Task to complete:
Gather up every line that includes the string "this".

Materials provided:
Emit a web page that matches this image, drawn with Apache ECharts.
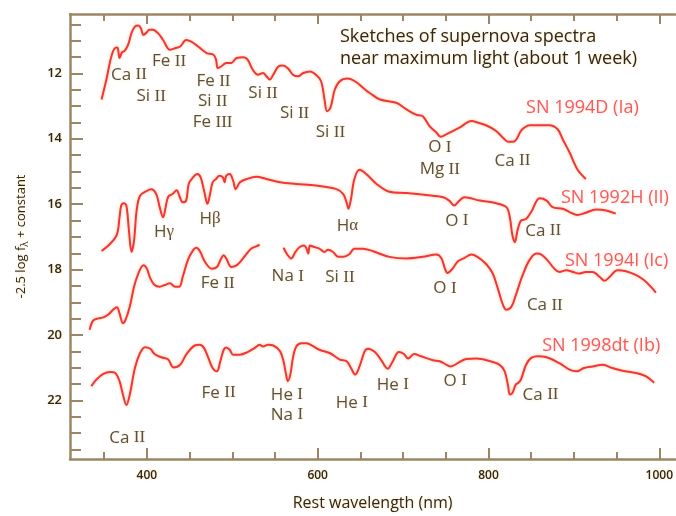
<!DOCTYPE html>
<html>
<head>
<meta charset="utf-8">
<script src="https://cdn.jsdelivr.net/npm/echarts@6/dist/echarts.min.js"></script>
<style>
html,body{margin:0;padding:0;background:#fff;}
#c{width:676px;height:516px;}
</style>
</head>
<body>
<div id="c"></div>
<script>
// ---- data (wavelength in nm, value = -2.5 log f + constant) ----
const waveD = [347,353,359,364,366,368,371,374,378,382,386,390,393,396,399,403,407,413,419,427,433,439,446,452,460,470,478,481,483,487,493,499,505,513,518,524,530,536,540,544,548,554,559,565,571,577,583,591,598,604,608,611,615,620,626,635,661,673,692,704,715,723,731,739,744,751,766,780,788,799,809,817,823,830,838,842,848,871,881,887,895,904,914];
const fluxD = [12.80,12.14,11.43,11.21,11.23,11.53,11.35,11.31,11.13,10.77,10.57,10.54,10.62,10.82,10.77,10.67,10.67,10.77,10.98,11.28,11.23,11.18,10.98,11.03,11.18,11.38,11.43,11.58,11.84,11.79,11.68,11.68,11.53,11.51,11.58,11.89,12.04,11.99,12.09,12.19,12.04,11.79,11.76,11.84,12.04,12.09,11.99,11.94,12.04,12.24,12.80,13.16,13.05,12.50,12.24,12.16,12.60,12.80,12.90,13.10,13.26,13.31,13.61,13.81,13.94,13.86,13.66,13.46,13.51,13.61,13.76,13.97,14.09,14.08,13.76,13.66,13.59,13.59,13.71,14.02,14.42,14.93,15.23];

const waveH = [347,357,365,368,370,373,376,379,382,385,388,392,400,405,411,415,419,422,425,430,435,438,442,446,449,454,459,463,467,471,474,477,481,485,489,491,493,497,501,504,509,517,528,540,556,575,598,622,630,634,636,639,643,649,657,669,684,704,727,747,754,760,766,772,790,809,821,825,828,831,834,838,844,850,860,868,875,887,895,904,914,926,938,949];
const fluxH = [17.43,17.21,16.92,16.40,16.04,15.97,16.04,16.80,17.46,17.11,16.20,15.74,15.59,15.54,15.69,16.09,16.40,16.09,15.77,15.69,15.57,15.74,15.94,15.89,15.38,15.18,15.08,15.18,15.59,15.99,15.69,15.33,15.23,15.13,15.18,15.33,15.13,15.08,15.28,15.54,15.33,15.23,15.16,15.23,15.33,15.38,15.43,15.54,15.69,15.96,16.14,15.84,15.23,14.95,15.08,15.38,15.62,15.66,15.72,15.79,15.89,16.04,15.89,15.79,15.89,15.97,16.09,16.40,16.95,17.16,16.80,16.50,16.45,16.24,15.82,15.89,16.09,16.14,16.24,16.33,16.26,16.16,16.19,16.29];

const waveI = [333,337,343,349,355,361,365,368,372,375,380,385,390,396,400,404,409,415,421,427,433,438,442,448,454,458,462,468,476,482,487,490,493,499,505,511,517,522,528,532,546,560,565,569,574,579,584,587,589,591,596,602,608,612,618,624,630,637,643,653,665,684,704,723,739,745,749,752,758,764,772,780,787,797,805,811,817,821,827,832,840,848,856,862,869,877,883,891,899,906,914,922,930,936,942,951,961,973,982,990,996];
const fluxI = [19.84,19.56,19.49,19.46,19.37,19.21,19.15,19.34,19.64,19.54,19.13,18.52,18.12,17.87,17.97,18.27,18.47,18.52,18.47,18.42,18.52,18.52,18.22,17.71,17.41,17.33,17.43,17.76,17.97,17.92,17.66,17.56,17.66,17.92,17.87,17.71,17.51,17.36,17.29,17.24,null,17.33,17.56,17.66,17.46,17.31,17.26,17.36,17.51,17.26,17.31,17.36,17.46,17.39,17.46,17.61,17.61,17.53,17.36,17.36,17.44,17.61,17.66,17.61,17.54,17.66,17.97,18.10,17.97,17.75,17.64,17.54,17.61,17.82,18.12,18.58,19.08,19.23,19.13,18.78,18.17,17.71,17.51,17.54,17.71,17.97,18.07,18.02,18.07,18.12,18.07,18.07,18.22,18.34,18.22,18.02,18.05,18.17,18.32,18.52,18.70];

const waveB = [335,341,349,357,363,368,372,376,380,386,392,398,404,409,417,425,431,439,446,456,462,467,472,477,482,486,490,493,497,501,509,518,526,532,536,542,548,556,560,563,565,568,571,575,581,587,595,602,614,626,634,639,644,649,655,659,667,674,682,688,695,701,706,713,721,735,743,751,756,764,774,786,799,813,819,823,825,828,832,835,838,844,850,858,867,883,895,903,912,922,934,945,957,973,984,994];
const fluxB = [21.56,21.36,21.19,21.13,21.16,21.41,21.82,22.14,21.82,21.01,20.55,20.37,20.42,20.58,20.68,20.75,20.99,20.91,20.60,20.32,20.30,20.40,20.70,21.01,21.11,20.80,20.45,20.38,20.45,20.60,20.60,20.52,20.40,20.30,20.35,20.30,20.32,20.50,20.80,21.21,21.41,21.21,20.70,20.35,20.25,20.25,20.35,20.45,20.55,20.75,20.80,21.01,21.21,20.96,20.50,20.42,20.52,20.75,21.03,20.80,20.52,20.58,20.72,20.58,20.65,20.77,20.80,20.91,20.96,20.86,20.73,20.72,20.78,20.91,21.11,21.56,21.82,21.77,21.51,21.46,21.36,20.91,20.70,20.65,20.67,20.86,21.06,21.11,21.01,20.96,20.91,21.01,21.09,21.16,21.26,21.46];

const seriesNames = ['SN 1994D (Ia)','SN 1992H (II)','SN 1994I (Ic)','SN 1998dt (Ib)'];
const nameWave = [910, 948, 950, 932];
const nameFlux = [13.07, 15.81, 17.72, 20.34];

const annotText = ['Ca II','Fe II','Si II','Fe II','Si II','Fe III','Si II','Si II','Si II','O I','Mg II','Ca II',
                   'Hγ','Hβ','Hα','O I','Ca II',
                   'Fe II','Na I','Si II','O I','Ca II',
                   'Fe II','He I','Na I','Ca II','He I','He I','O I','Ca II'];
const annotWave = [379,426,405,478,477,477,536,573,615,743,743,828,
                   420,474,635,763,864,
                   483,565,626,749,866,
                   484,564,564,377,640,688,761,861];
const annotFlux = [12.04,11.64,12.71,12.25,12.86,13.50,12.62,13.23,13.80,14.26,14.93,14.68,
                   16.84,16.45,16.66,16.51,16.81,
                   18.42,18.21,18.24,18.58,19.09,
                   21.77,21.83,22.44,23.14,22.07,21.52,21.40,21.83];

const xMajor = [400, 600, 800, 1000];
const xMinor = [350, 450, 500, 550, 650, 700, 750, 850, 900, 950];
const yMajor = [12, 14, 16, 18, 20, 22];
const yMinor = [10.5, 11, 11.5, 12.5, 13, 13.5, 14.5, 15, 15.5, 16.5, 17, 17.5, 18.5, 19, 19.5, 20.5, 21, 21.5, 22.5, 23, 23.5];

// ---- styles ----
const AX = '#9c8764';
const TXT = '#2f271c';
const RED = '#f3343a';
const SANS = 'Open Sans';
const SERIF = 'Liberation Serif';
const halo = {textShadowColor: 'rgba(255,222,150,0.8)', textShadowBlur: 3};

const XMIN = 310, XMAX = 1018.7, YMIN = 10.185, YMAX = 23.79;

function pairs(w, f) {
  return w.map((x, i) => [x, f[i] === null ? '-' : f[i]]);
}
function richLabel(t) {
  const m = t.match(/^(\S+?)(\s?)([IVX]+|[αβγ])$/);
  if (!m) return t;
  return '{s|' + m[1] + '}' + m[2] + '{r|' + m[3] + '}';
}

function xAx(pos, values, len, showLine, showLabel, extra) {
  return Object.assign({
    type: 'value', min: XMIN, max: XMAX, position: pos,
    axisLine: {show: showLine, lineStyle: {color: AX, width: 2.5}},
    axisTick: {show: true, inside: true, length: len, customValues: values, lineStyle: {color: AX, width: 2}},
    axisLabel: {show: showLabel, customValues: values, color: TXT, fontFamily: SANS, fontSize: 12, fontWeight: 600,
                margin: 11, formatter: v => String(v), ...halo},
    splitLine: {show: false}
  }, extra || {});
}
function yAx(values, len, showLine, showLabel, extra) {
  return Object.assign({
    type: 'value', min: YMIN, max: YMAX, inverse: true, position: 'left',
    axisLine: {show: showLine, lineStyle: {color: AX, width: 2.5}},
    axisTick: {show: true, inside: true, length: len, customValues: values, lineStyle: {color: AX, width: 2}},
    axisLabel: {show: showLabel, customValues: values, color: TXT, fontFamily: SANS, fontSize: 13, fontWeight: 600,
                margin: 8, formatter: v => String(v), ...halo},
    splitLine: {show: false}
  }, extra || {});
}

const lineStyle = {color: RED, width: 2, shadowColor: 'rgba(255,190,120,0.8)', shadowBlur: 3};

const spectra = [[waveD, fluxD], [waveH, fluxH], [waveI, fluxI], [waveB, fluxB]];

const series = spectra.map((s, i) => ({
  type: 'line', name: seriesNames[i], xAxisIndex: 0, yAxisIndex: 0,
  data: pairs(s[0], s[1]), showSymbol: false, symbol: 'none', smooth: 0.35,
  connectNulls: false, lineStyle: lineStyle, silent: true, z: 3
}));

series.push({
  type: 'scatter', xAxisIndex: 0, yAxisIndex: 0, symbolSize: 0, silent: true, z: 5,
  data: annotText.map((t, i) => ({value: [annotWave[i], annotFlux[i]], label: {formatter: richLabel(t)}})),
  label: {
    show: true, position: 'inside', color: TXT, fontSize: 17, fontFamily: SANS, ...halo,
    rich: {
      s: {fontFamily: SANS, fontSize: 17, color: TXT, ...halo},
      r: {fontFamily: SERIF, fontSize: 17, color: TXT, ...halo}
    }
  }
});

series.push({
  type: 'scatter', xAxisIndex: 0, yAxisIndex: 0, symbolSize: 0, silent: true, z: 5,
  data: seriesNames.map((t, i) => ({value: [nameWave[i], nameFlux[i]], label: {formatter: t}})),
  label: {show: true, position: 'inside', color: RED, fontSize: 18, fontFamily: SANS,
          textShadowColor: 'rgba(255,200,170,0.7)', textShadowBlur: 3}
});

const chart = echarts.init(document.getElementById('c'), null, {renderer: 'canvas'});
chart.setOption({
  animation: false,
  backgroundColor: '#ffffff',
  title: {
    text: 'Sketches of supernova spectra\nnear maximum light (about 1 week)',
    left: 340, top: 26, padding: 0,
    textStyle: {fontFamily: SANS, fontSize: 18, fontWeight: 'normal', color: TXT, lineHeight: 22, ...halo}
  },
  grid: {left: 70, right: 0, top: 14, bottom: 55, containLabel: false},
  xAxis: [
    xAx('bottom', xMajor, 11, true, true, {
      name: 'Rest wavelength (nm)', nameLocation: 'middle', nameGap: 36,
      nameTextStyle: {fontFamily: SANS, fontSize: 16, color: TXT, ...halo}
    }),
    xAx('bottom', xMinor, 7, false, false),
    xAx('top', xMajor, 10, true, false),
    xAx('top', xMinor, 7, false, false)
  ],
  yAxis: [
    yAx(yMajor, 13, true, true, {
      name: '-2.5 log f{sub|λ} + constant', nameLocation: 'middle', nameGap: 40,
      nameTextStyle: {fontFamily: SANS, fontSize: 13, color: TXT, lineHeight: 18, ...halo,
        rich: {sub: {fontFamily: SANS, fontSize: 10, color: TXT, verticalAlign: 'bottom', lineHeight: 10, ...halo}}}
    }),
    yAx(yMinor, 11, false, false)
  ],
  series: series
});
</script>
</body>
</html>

---

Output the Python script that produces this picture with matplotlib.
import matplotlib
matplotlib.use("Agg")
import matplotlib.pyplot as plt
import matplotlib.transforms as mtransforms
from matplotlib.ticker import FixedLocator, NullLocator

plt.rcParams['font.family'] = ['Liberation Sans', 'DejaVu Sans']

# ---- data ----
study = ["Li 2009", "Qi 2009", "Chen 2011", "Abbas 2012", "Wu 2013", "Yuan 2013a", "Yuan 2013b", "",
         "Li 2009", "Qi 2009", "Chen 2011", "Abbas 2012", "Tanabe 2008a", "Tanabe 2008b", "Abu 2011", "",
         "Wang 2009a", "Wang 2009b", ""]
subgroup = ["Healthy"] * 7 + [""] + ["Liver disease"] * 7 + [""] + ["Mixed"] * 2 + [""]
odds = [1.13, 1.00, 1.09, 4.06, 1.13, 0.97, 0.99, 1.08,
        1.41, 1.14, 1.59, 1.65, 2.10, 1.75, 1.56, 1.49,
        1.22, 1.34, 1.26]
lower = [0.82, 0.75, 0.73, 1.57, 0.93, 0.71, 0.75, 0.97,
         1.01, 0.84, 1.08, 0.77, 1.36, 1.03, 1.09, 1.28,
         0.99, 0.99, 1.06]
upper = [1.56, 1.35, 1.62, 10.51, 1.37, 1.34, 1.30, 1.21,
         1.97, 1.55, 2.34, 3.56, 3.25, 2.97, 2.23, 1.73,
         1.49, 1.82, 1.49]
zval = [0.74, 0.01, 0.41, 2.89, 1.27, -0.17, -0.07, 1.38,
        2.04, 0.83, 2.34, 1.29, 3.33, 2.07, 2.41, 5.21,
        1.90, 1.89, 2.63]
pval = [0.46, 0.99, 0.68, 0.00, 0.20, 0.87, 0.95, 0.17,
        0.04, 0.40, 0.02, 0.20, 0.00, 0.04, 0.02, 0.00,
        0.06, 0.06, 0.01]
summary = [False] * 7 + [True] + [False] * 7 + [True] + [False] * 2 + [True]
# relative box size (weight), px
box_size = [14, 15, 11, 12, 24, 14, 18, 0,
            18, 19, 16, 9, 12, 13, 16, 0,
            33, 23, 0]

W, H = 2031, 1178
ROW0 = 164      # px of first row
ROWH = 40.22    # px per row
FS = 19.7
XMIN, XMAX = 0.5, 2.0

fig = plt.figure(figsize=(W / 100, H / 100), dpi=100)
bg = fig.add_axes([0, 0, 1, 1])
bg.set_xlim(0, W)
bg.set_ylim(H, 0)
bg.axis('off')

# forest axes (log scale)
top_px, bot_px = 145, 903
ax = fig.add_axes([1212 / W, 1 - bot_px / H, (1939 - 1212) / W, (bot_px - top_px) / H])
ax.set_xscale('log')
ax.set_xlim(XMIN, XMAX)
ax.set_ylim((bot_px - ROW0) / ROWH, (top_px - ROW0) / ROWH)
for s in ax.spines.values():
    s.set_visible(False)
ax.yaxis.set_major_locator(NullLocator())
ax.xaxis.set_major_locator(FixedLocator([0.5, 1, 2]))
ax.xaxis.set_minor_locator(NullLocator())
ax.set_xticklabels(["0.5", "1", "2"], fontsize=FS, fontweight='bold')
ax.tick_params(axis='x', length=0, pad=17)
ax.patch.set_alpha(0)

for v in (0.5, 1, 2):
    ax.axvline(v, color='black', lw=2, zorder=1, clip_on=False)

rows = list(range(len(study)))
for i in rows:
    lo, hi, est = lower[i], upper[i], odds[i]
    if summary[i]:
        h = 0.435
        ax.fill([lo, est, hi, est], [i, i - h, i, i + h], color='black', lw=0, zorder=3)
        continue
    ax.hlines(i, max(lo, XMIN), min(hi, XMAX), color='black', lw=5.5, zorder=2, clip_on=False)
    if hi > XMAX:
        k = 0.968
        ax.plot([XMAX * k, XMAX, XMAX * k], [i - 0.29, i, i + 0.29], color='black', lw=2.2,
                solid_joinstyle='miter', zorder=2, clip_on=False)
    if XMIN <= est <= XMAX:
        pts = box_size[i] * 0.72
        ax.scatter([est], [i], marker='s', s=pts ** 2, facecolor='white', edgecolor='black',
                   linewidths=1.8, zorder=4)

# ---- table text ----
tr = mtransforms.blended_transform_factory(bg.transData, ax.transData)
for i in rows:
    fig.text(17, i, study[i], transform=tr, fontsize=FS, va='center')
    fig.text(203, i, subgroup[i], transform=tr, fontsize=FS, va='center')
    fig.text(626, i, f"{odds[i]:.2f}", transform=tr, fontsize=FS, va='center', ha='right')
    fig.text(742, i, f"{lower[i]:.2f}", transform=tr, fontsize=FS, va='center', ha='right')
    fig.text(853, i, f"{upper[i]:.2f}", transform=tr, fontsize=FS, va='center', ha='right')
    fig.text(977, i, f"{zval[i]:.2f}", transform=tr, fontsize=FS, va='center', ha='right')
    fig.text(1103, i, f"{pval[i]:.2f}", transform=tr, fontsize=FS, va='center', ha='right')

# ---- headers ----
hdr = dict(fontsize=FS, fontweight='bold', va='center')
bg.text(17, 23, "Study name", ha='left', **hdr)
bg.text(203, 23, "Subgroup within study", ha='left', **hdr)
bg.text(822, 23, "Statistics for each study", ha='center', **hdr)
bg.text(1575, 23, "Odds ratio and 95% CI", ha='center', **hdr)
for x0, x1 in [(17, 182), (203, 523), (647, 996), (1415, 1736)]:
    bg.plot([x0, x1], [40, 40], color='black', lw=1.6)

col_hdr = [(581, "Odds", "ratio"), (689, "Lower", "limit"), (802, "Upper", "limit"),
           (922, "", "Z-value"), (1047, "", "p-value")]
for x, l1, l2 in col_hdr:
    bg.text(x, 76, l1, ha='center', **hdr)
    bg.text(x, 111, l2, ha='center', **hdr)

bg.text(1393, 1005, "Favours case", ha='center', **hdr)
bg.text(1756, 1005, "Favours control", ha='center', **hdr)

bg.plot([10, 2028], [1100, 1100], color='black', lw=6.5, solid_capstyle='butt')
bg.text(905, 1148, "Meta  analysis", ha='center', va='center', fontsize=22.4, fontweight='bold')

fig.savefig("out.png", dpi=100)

Completed task:
Emit a web page that matches this image, drawn with Apache ECharts.
Output the Python script that produces this picture with matplotlib.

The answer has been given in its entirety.